[Start SUPPLIED INFORMATION]

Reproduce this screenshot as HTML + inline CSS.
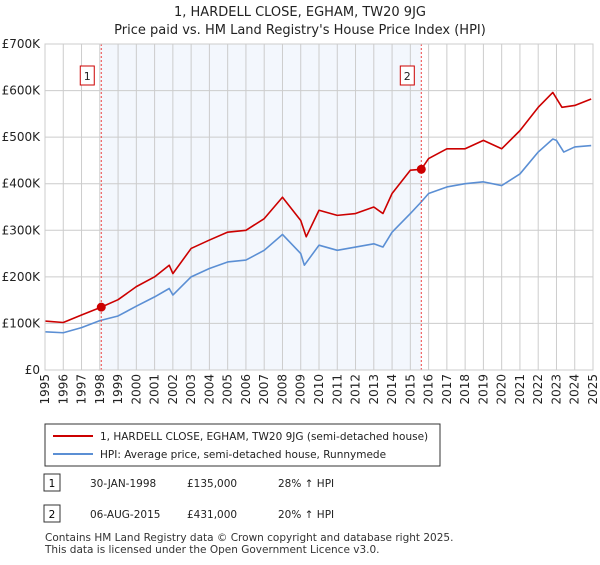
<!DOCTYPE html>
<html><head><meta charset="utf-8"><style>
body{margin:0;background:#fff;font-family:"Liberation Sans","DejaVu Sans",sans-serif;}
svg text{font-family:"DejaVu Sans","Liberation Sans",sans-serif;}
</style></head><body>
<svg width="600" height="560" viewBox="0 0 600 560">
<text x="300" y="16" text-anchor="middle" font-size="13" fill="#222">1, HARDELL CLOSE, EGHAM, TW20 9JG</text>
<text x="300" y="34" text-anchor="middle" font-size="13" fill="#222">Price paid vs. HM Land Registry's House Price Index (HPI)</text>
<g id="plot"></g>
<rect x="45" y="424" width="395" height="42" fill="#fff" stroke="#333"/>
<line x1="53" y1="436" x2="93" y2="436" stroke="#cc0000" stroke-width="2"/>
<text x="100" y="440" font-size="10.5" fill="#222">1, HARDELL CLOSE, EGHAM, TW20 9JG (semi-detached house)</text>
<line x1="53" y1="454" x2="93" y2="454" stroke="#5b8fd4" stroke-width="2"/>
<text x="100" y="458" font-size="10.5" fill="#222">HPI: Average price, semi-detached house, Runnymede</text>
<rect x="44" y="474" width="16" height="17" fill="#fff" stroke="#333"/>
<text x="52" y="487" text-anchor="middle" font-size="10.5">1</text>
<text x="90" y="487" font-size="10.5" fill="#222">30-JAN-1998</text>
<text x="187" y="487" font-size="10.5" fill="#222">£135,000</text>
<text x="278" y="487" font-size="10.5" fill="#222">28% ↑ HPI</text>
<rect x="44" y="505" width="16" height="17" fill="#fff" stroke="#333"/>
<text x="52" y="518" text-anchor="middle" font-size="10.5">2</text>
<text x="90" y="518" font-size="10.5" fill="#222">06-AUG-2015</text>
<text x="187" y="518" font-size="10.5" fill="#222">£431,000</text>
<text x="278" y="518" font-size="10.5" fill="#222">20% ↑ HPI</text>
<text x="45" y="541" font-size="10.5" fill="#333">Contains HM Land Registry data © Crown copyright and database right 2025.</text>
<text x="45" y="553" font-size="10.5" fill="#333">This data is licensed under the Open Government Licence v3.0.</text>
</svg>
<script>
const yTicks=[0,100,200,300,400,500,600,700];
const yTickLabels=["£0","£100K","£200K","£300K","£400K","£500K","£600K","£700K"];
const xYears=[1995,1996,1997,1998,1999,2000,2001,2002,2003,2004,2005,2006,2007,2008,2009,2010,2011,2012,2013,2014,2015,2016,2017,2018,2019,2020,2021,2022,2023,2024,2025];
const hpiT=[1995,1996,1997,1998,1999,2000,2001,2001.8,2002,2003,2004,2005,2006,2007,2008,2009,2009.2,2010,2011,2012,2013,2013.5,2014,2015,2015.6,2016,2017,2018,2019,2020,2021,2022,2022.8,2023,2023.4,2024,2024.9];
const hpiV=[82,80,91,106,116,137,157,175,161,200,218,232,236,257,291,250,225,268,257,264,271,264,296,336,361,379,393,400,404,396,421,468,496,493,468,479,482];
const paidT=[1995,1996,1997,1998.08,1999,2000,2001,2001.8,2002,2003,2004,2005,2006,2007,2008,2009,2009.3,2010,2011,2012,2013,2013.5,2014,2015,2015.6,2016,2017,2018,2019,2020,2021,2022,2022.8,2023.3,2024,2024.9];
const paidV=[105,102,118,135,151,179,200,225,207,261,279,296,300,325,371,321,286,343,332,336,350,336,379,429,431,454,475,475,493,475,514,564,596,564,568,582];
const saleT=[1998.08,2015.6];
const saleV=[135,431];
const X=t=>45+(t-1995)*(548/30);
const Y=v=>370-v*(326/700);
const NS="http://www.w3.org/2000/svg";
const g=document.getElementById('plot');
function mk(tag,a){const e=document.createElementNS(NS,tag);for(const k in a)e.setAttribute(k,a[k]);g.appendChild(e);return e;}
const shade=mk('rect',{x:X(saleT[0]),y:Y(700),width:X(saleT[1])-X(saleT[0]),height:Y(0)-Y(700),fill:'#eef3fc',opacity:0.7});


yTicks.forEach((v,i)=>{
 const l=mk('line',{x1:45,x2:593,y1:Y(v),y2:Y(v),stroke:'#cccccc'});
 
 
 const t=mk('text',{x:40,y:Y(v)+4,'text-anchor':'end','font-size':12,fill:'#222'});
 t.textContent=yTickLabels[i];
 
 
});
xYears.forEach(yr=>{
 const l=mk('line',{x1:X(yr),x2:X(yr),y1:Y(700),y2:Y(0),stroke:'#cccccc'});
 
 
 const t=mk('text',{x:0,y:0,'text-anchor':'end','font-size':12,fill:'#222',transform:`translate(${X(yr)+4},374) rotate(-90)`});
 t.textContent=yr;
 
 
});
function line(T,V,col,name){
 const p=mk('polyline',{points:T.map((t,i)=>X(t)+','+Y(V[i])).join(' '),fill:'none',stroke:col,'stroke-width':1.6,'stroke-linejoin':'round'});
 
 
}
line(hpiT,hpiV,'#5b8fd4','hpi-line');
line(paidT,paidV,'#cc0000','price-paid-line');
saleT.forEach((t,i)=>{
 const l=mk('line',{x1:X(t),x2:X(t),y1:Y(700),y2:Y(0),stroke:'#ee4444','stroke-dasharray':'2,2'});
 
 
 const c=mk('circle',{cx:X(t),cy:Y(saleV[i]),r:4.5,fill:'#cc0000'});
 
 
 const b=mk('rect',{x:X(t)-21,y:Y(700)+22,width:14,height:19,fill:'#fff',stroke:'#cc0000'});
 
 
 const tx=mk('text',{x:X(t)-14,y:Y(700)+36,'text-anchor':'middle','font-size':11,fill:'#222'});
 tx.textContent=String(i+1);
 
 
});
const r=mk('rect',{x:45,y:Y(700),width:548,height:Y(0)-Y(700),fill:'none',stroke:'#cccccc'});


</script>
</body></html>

[End SUPPLIED INFORMATION]
[Start SUPPLIED INFORMATION]

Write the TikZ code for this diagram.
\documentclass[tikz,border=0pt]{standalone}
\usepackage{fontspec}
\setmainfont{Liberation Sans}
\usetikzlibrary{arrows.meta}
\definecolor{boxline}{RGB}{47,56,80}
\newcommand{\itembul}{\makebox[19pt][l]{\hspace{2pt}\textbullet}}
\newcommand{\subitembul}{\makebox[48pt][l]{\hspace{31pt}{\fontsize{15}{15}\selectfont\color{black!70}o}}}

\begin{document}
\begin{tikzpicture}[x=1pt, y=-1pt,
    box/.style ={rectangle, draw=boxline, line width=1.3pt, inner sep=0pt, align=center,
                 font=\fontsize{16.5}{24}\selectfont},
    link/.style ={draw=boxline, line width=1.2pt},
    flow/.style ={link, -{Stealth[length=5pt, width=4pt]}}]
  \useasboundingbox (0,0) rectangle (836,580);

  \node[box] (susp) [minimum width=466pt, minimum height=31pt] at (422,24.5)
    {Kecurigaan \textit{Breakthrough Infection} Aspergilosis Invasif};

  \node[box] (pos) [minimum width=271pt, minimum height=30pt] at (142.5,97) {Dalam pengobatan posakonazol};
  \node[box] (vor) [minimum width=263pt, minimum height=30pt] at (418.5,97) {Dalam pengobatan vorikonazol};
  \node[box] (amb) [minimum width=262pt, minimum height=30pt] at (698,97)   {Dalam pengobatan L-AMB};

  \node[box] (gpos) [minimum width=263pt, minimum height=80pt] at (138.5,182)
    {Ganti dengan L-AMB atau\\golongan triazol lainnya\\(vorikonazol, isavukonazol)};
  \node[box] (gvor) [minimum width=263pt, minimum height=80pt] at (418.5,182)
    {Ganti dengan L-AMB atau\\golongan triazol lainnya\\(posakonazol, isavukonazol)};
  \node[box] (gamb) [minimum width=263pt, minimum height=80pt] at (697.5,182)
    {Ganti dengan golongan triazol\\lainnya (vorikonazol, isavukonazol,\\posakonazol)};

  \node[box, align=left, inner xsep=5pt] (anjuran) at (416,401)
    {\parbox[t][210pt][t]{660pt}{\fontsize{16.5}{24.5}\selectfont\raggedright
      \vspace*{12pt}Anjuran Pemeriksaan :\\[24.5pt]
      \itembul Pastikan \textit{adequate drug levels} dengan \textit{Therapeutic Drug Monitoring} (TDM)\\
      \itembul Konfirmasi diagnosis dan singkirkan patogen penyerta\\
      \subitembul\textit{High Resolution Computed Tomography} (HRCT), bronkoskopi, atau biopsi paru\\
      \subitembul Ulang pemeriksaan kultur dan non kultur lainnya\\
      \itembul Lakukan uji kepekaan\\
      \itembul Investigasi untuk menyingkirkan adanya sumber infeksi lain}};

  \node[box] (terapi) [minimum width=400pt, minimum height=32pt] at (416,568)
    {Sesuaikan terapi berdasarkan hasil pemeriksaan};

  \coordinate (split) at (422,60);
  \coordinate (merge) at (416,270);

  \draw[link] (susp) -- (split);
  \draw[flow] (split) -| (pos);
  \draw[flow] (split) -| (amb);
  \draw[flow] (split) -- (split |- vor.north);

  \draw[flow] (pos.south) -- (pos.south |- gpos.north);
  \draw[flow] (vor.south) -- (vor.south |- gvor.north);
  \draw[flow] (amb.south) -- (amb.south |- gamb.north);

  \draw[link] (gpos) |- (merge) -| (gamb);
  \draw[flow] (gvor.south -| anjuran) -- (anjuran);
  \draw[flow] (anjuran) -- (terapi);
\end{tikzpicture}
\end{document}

[End SUPPLIED INFORMATION]

=== REQUIREMENTS ===
Above are the records. Copy the lines beginning at the one that has "Write the TikZ code for this diagram." and ending with the one that has "dengan golongan triazol\\lainnya", unchanged.

=== FINISHED TASK ===
Write the TikZ code for this diagram.
\documentclass[tikz,border=0pt]{standalone}
\usepackage{fontspec}
\setmainfont{Liberation Sans}
\usetikzlibrary{arrows.meta}
\definecolor{boxline}{RGB}{47,56,80}
\newcommand{\itembul}{\makebox[19pt][l]{\hspace{2pt}\textbullet}}
\newcommand{\subitembul}{\makebox[48pt][l]{\hspace{31pt}{\fontsize{15}{15}\selectfont\color{black!70}o}}}

\begin{document}
\begin{tikzpicture}[x=1pt, y=-1pt,
    box/.style ={rectangle, draw=boxline, line width=1.3pt, inner sep=0pt, align=center,
                 font=\fontsize{16.5}{24}\selectfont},
    link/.style ={draw=boxline, line width=1.2pt},
    flow/.style ={link, -{Stealth[length=5pt, width=4pt]}}]
  \useasboundingbox (0,0) rectangle (836,580);

  \node[box] (susp) [minimum width=466pt, minimum height=31pt] at (422,24.5)
    {Kecurigaan \textit{Breakthrough Infection} Aspergilosis Invasif};

  \node[box] (pos) [minimum width=271pt, minimum height=30pt] at (142.5,97) {Dalam pengobatan posakonazol};
  \node[box] (vor) [minimum width=263pt, minimum height=30pt] at (418.5,97) {Dalam pengobatan vorikonazol};
  \node[box] (amb) [minimum width=262pt, minimum height=30pt] at (698,97)   {Dalam pengobatan L-AMB};

  \node[box] (gpos) [minimum width=263pt, minimum height=80pt] at (138.5,182)
    {Ganti dengan L-AMB atau\\golongan triazol lainnya\\(vorikonazol, isavukonazol)};
  \node[box] (gvor) [minimum width=263pt, minimum height=80pt] at (418.5,182)
    {Ganti dengan L-AMB atau\\golongan triazol lainnya\\(posakonazol, isavukonazol)};
  \node[box] (gamb) [minimum width=263pt, minimum height=80pt] at (697.5,182)
    {Ganti dengan golongan triazol\\lainnya (vorikonazol, isavukonazol,\\posakonazol)};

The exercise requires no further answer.